Rosa Weber entendeu que a decisão do STJ violou diretamente a Constituição Federal, pois deixou de aplicar um comando expresso, previsto no artigo 225, § 3º (condutas lesivas ao meio ambiente sujeitam as pessoas físicas e jurídicas a sanções penais e administrativas). Para a relatora, a Constituição não estabelece nenhum condicionamento para a previsão, ao contrário do que entendeu o STJ ao prever o processamento simultâneo da empresa e da pessoa física.

 

A ministra afastou o entendimento do STJ segundo o qual a persecução penal de pessoas jurídicas só é possível se estiver caracterizada ação humana individual. Segundo seu voto, nem sempre é o caso de se imputar determinado ato a uma única pessoa física, pois muitas vezes os atos de uma pessoa jurídica podem ser atribuídos a um conjunto de indivíduos. "A dificuldade de identificar o responsável leva à impossibilidade de imposição de sanção por delitos ambientais.

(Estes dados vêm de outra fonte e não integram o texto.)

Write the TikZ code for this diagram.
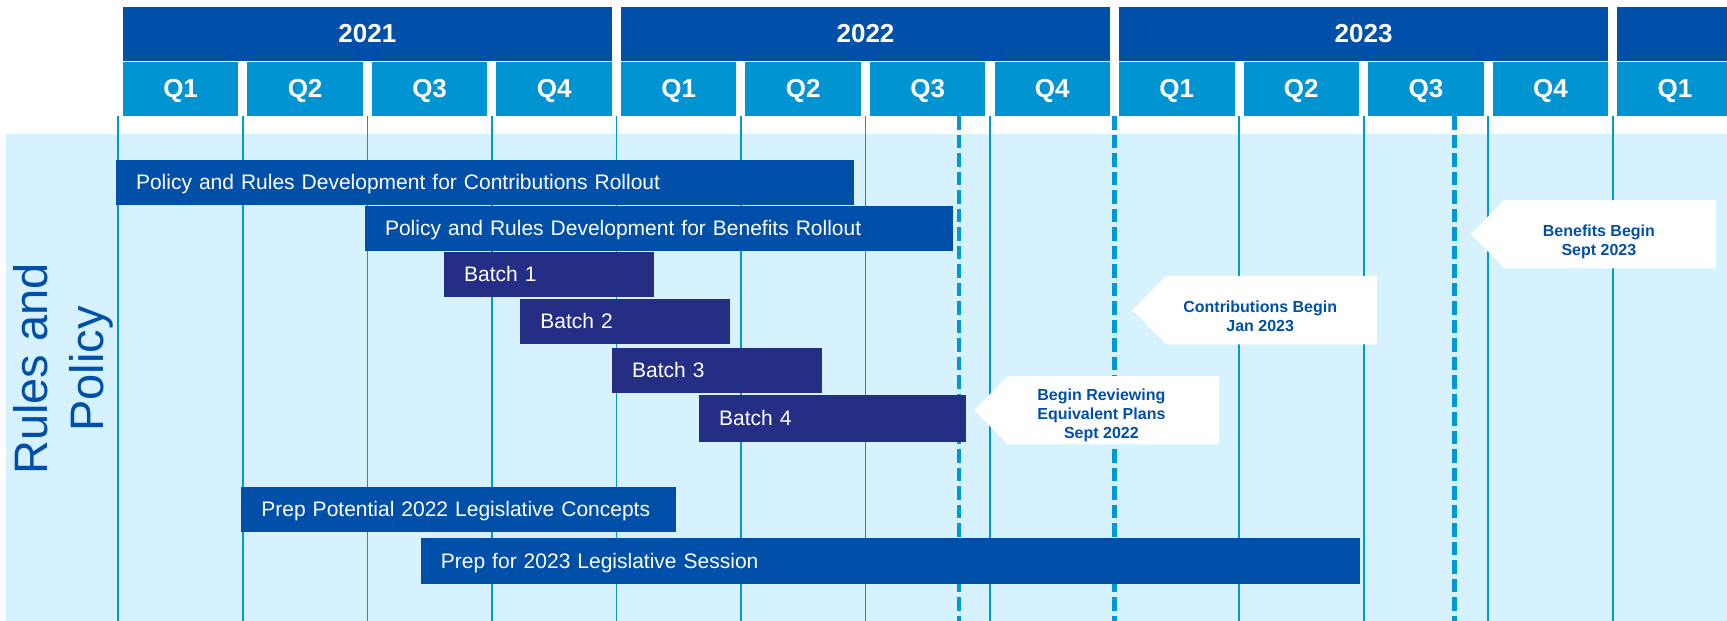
\documentclass[tikz,border=0pt]{standalone}
\usepackage{fontspec}
\setmainfont{Liberation Sans}
\definecolor{yearblue}{RGB}{0,79,168}
\definecolor{qblue}{RGB}{0,148,210}
\definecolor{bandblue}{RGB}{214,242,254}
\definecolor{gridblue}{RGB}{0,152,214}
\definecolor{batchblue}{RGB}{36,46,132}
\begin{document}
\begin{tikzpicture}[x=1pt, y=-1pt,
    yearstyle/.style={rectangle, fill=yearblue, text=white, font=\bfseries\fontsize{26}{30}\selectfont, minimum width=489pt, minimum height=54pt, inner sep=0pt},
    quarterstyle/.style={rectangle, fill=qblue, text=white, font=\bfseries\fontsize{26}{30}\selectfont, minimum width=115.5pt, minimum height=53.7pt, inner sep=0pt, text depth=0pt},
    barstyle/.style={rectangle, fill=yearblue, text=white, font=\fontsize{21}{25}\selectfont, anchor=west, align=left, inner xsep=20pt, inner ysep=0pt, text height=15pt, text depth=0pt, minimum height=44.7pt},
    batchstyle/.style={barstyle, fill=batchblue},
    notestyle/.style={text=yearblue, font=\bfseries\fontsize{16}{19}\selectfont, align=center, inner sep=0pt},
    gridline/.style={gridblue, line width=1.8pt},
    dateline/.style={gridblue, line width=4.5pt, dash pattern=on 13.5pt off 5pt}
]
    \useasboundingbox (0,0) rectangle (1727,621);
    \clip (0,0) rectangle (1727,621);

    \fill[bandblue] (6,134) rectangle (1727,621);

    \draw[gridline] (118.3,115.7) -- (118.3,621) (242.8,115.7) -- (242.8,621)
        (367.4,115.7) -- (367.4,621) (491.9,115.7) -- (491.9,621)
        (616.4,115.7) -- (616.4,621) (741,115.7) -- (741,621)
        (865.5,115.7) -- (865.5,621) (990,115.7) -- (990,621)
        (1239.1,115.7) -- (1239.1,621) (1363.6,115.7) -- (1363.6,621)
        (1488.1,115.7) -- (1488.1,621) (1612.7,115.7) -- (1612.7,621);
    \draw[dateline] (959,116) -- (959,621) (1114.5,116) -- (1114.5,621) (1454.5,116) -- (1454.5,621);

    \node[yearstyle] (yr2021) at (367.4,33.7) {2021};
    \node[yearstyle] (yr2022) at (865.5,33.7) {2022};
    \node[yearstyle] (yr2023) at (1363.6,33.7) {2023};
    \node[yearstyle] (yr2024) at (1861.7,33.7) {};

    \node[quarterstyle] (q1) at (180.6,88.9) {Q1};
    \node[quarterstyle] (q2) at (305.1,88.9) {Q2};
    \node[quarterstyle] (q3) at (429.6,88.9) {Q3};
    \node[quarterstyle] (q4) at (554.2,88.9) {Q4};
    \node[quarterstyle] (q5) at (678.7,88.9) {Q1};
    \node[quarterstyle] (q6) at (803.2,88.9) {Q2};
    \node[quarterstyle] (q7) at (927.7,88.9) {Q3};
    \node[quarterstyle] (q8) at (1052.3,88.9) {Q4};
    \node[quarterstyle] (q9) at (1176.8,88.9) {Q1};
    \node[quarterstyle] (q10) at (1301.3,88.9) {Q2};
    \node[quarterstyle] (q11) at (1425.9,88.9) {Q3};
    \node[quarterstyle] (q12) at (1550.4,88.9) {Q4};
    \node[quarterstyle] (q13) at (1674.9,88.9) {Q1};

    \node[barstyle, text width=698.2pt] (bar1) at (115.8,182.2) {Policy and Rules Development for Contributions Rollout};
    \node[barstyle, text width=548.2pt] (bar2) at (364.8,228.3) {Policy and Rules Development for Benefits Rollout};
    \node[batchstyle, text width=169.7pt] (batch1) at (444,274.3) {Batch 1};
    \node[batchstyle, text width=169.7pt] (batch2) at (520.2,321.3) {Batch 2};
    \node[batchstyle, text width=170.1pt] (batch3) at (612,370.3) {Batch 3};
    \node[batchstyle, text width=227.1pt, minimum height=46.7pt] (batch4) at (698.9,418.3) {Batch 4};
    \node[barstyle, text width=394.8pt] (prep1) at (241.2,509.3) {Prep Potential 2022 Legislative Concepts};
    \node[barstyle, text width=898.6pt, minimum height=45.7pt] (prep2) at (420.7,560.8) {Prep for 2023 Legislative Session};

    \fill[white] (974.2,410.2) -- (1007.7,376) -- (1219.1,376) -- (1219.1,444.3) -- (1007.7,444.3) -- cycle;
    \fill[white] (1132.4,310.2) -- (1166,276) -- (1376.8,276) -- (1376.8,344.3) -- (1166,344.3) -- cycle;
    \fill[white] (1470.8,234.2) -- (1504.4,200) -- (1715.8,200) -- (1715.8,268.3) -- (1504.4,268.3) -- cycle;
    \node[notestyle] (ms1) at (1101.4,415.2) {Begin Reviewing\\Equivalent Plans\\Sept 2022};
    \node[notestyle] (ms2) at (1260.2,316) {Contributions Begin\\Jan 2023};
    \node[notestyle] (ms3) at (1598.9,241.5) {Benefits Begin\\Sept 2023};

    \node[text=yearblue, font=\fontsize{47}{56}\selectfont, align=center, rotate=90, inner sep=0pt] (lane) at (63.5,369) {Rules and\\Policy};
\end{tikzpicture}
\end{document}
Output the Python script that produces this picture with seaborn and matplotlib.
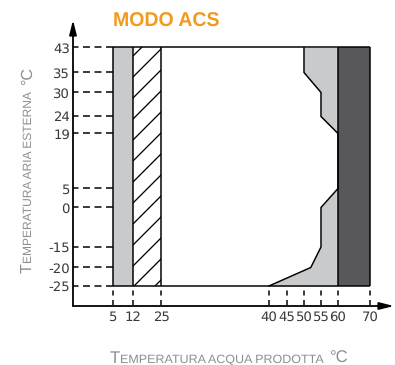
"""Operating envelope chart for DHW mode (MODO ACS)."""

import matplotlib

matplotlib.use("Agg")
import matplotlib.pyplot as plt
from matplotlib.ticker import NullLocator
import numpy as np
import seaborn as sns

DPI = 126
PX = 72 / DPI  # points per pixel

# data ----------------------------------------------------------------------
water_ticks = [5, 12, 25, 40, 45, 50, 55, 60, 70]
air_ticks = [-25, -20, -15, 0, 5, 19, 24, 30, 35, 43]
air_min, air_max = -25, 43
light_band = (5, 12)
hatch_band = (12, 25)
dark_band = (60, 70)
limit_water = [40, 52, 55, 55, 60, 60, 55, 55, 50, 50]
limit_air = [-25, -20, -15, 0, 5, 19, 24, 30, 35, 43]

# non-linear axis scales of the original drawing (value -> pixel)
scale_x_val = [-9, 5, 12, 25, 40, 45, 50, 55, 60, 70, 77.5]
scale_x_px = [73, 113, 133, 161, 269, 287, 304, 321, 338, 370, 394]
scale_y_val = [-30, -25, -20, -15, 0, 5, 19, 24, 30, 35, 43, 51.5]
scale_y_px = [306, 286, 267.5, 247, 207.5, 188.5, 133.5, 116.5, 92.5, 72.5, 47.5, 20]

LIGHT = "#c9cacc"
DARK = "#58585a"
ORANGE = "#f39a1e"
LABEL_GRAY = "#8e8e8e"
TICK_GRAY = "#3a3a3a"


def fwd_x(v):
    return np.interp(v, scale_x_val, scale_x_px)


def inv_x(p):
    return np.interp(p, scale_x_px, scale_x_val)


_ypx_neg = [-p for p in scale_y_px]


def fwd_y(v):
    return np.interp(v, scale_y_val, _ypx_neg)


def inv_y(p):
    return np.interp(p, _ypx_neg, scale_y_val)


def draw_small_caps(fig, parts, start, base, length, vertical=False):
    """Fake small caps: pieces of different size laid one after another."""
    renderer = fig.canvas.get_renderer()
    height = fig.bbox.height
    width = fig.bbox.width

    def measure(text, size):
        t = fig.text(0, 0, text, fontsize=size * PX)
        w = t.get_window_extent(renderer).width
        t.remove()
        return w

    raw = [measure(s, sz) for s, sz, _ in parts]
    gaps = [g * sz for _, sz, g in parts]
    k = length / (sum(raw) + sum(gaps))

    pos = start if not vertical else height - start
    for (text, size, _), w, g in zip(parts, raw, gaps):
        pos += g * k
        if vertical:
            fig.text(base / width, pos / height, text, fontsize=size * k * PX,
                     color=LABEL_GRAY, rotation=90, rotation_mode="anchor",
                     ha="left", va="baseline")
        else:
            fig.text(pos / width, 1 - base / height, text, fontsize=size * k * PX,
                     color=LABEL_GRAY, ha="left", va="baseline")
        pos += w * k


sns.set_theme(style="white")
plt.rcParams["font.family"] = ["Liberation Sans", "DejaVu Sans"]
plt.rcParams["lines.scale_dashes"] = False
plt.rcParams["hatch.linewidth"] = 1.3 * PX
plt.rcParams["text.hinting"] = "no_hinting"

W, H = 395, 365
fig = plt.figure(figsize=((W + 1e-3) / DPI, (H + 1e-3) / DPI), dpi=DPI)
ax = fig.add_axes([73 / W, (H - 306) / H, (394 - 73) / W, (306 - 20) / H])
ax.set_xscale("function", functions=(fwd_x, inv_x))
ax.set_yscale("function", functions=(fwd_y, inv_y))
ax.set_xlim(scale_x_val[0], scale_x_val[-1])
ax.set_ylim(scale_y_val[0], scale_y_val[-1])

lw = 1.5 * PX

# filled areas
ax.fill_betweenx([air_min, air_max], *light_band, color=LIGHT, lw=0, zorder=1)
ax.fill_betweenx([air_min, air_max], *hatch_band, facecolor="white",
                 edgecolor="black", hatch="//", lw=0, zorder=1)
ax.fill_betweenx(limit_air, limit_water, dark_band[0], color=LIGHT, lw=0, zorder=1)
ax.fill_betweenx([air_min, air_max], *dark_band, color=DARK, lw=0, zorder=1)

# outlines
ax.vlines([light_band[0], light_band[1], hatch_band[1], dark_band[0], dark_band[1]],
          air_min, air_max, colors="black", lw=lw, zorder=3)
ax.hlines([air_min, air_max], light_band[0], dark_band[1], colors="black",
          lw=lw, zorder=3)
sns.lineplot(x=limit_water, y=limit_air, sort=False, estimator=None,
             color="black", lw=lw, ax=ax, zorder=3)

# dashed guides to the axes
ax.hlines(air_ticks, light_band[0], scale_x_val[0], colors="black", lw=lw,
          linestyles=[(0, (7 * PX, 4.5 * PX))], zorder=2)
ax.vlines(water_ticks, air_min, scale_y_val[0], colors="black", lw=lw,
          linestyles=[(5 * PX, (5 * PX, 4.5 * PX))], zorder=2)

# ticks
ax.set_xticks(water_ticks, labels=[str(v) for v in water_ticks])
ax.set_yticks(air_ticks, labels=[str(v) for v in air_ticks])
ax.xaxis.set_minor_locator(NullLocator())
ax.yaxis.set_minor_locator(NullLocator())
ax.tick_params(axis="both", length=0, labelsize=13.3 * PX, labelcolor=TICK_GRAY,
               labelfontfamily=["Liberation Sans Narrow", "DejaVu Sans"])
ax.tick_params(axis="x", pad=5 * PX)
ax.tick_params(axis="y", pad=3 * PX)
ax.grid(False)
for spine in ax.spines.values():
    spine.set_visible(False)

# axes with arrow heads
arrow = dict(arrowstyle="-|>,head_length=1,head_width=0.25", mutation_scale=12 * PX,
             lw=1.8 * PX, color="black", shrinkA=0, shrinkB=0)
ax.annotate("", xy=(1, 0), xytext=(0, 0), xycoords="axes fraction",
            textcoords="axes fraction", arrowprops=arrow, annotation_clip=False)
ax.annotate("", xy=(0, 1), xytext=(0, 0), xycoords="axes fraction",
            textcoords="axes fraction", arrowprops=arrow, annotation_clip=False)

# title and axis labels
fig.text(113 / W, 1 - 27 / H, "MODO ACS", fontsize=19.5 * PX, weight="bold",
         color=ORANGE, ha="left", va="baseline")
draw_small_caps(fig, [("T", 18, 0), ("EMPERATURA ACQUA PRODOTTA", 13.5, 0),
                      ("°C", 18, 0.35)], start=110, base=363, length=238)
draw_small_caps(fig, [("T", 18, 0), ("EMPERATURA ARIA ESTERNA", 13.5, 0),
                      ("°C", 18, 0.35)], start=273, base=32, length=206,
                vertical=True)

fig.savefig("out.png", dpi=DPI)
plt.close(fig)
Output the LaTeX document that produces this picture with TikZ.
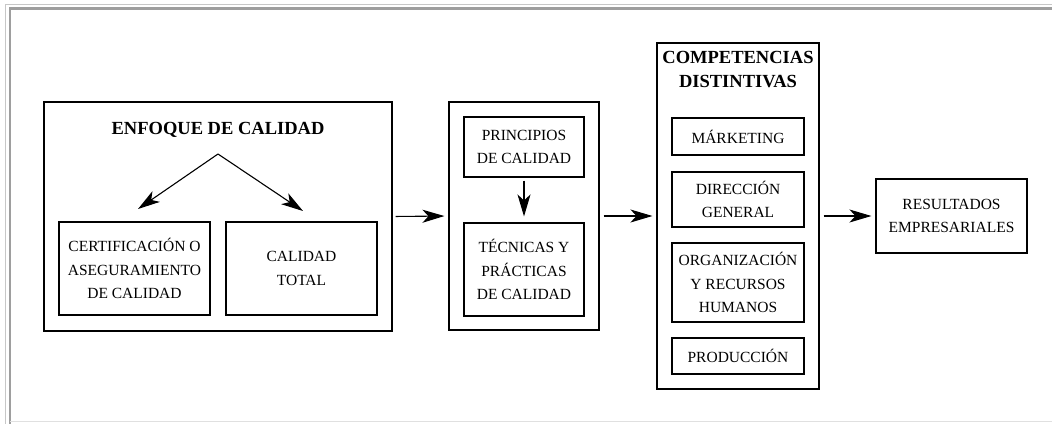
\documentclass[tikz,border=0pt]{standalone}
\usepackage{fontspec}
\setmainfont{Liberation Serif}
\usetikzlibrary{arrows.meta}
\begin{document}
\begin{tikzpicture}[x=1pt,y=-1pt,
  box/.style={draw=black,line width=1.1pt,inner sep=0pt,align=center,
    font=\fontsize{15.5}{23.5}\selectfont},
  frame/.style={draw=black,line width=1.1pt,inner sep=0pt},
  heading/.style={inner sep=0pt,align=center,font=\fontsize{18.5}{24}\selectfont\bfseries},
  flow/.style={line width=1.1pt,-{Stealth[length=22pt,width=13pt,inset=6pt]}}]
\useasboundingbox (0,0) rectangle (1052,423);
% outer page frame
\draw[color=black!22,line width=1.2pt] (5.5,430) -- (5.5,4.5) -- (1060,4.5);
\draw[color=black!38,line width=2.2pt] (10,430) -- (10,8.5) -- (1060,8.5);
\draw[color=black!12,line width=1.2pt] (10,421.5) -- (1060,421.5);
% quality approach
\node[frame,minimum width=348pt,minimum height=229pt] (enf) at (218,216.5) {};
\node[heading] (enft) at (218,130) {ENFOQUE DE CALIDAD};
\node[box,minimum width=151pt,minimum height=93pt] (cert) at (134.5,268.5)
  {CERTIFICACIÓN O\\ASEGURAMIENTO\\DE CALIDAD};
\node[box,minimum width=151pt,minimum height=93pt] (total) at (301.5,268.5)
  {CALIDAD\\TOTAL};
\coordinate (apex) at (218,154);
\coordinate (lft) at (138,209);
\coordinate (rgt) at (303,211);
\draw[flow] (apex) -- (lft);
\draw[flow] (apex) -- (rgt);
% principles and techniques
\node[frame,minimum width=150pt,minimum height=228pt] (mid) at (524,216) {};
\node[box,minimum width=120pt,minimum height=60pt] (prin) at (524,147)
  {PRINCIPIOS\\DE CALIDAD};
\node[box,minimum width=120pt,minimum height=93pt] (tec) at (524,269.5)
  {TÉCNICAS Y\\PRÁCTICAS\\DE CALIDAD};
\draw[flow,shorten <=3pt,shorten >=6pt] (prin) -- (tec);
% distinctive competences
\node[frame,minimum width=162pt,minimum height=346pt] (comp) at (738,216) {};
\node[heading] (compt) at (738,70) {COMPETENCIAS\\DISTINTIVAS};
\node[box,minimum width=132pt,minimum height=37pt] (mk) at (738,136.5) {MÁRKETING};
\node[box,minimum width=132pt,minimum height=55pt] (dir) at (738,199.5) {DIRECCIÓN\\GENERAL};
\node[box,minimum width=132pt,minimum height=79pt] (org) at (738,282.5) {ORGANIZACIÓN\\Y RECURSOS\\HUMANOS};
\node[box,minimum width=132pt,minimum height=36pt] (prod) at (738,356) {PRODUCCIÓN};
% results
\node[box,minimum width=151pt,minimum height=74pt] (res) at (951.5,216) {RESULTADOS\\EMPRESARIALES};
% main flow
\draw[flow,shorten <=3pt,shorten >=4pt] (enf.east) -- (mid.west);
\draw[flow,shorten <=4pt,shorten >=4pt] (mid.east) -- (comp.west);
\draw[flow,shorten <=4pt,shorten >=4pt] (comp.east) -- (res.west);
\end{tikzpicture}
\end{document}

Não é necessária a demonstração de coautoria da pessoa física", afirmou Rosa Weber, para quem a exigência da presença concomitante da pessoa física e da pessoa jurídica na ação penal esvazia o comando constitucional.

 

A relatora também abordou a alegação de que o legislador ordinário não teria estabelecido por completo os critérios de imputação da pessoa jurídica por crimes ambientais, e que não haveria como simplesmente querer transpor os paradigmas de imputação das pessoas físicas aos entes coletivos. "O mais adequado do ponto de vista da norma constitucional será que doutrina e jurisprudência desenvolvam esses critérios", sustentou.

 

Abaixo está a súmula do acórdão:

 

Preliminarmente e, por maioria de votos, a Turma decidiu não apreciar a prescrição da ação penal, porquanto ausentes elementos para sua aferição em matéria estranha ao recurso, nos termos do voto da Relatora, vencidos os Senhores Ministros Marco Aurélio e Luiz Fux. No mérito e, por maioria de votos, a Turma conheceu, em parte, do recurso extraordinário e, nessa parte, deu-lhe provimento, nos termos do voto da Relatora, vencidos os Senhores Ministros Marco Aurélio e Luiz Fux, Presidente. Falou o Dr. José Gerardo Grossi. 1ª Turma, 6.8.2013.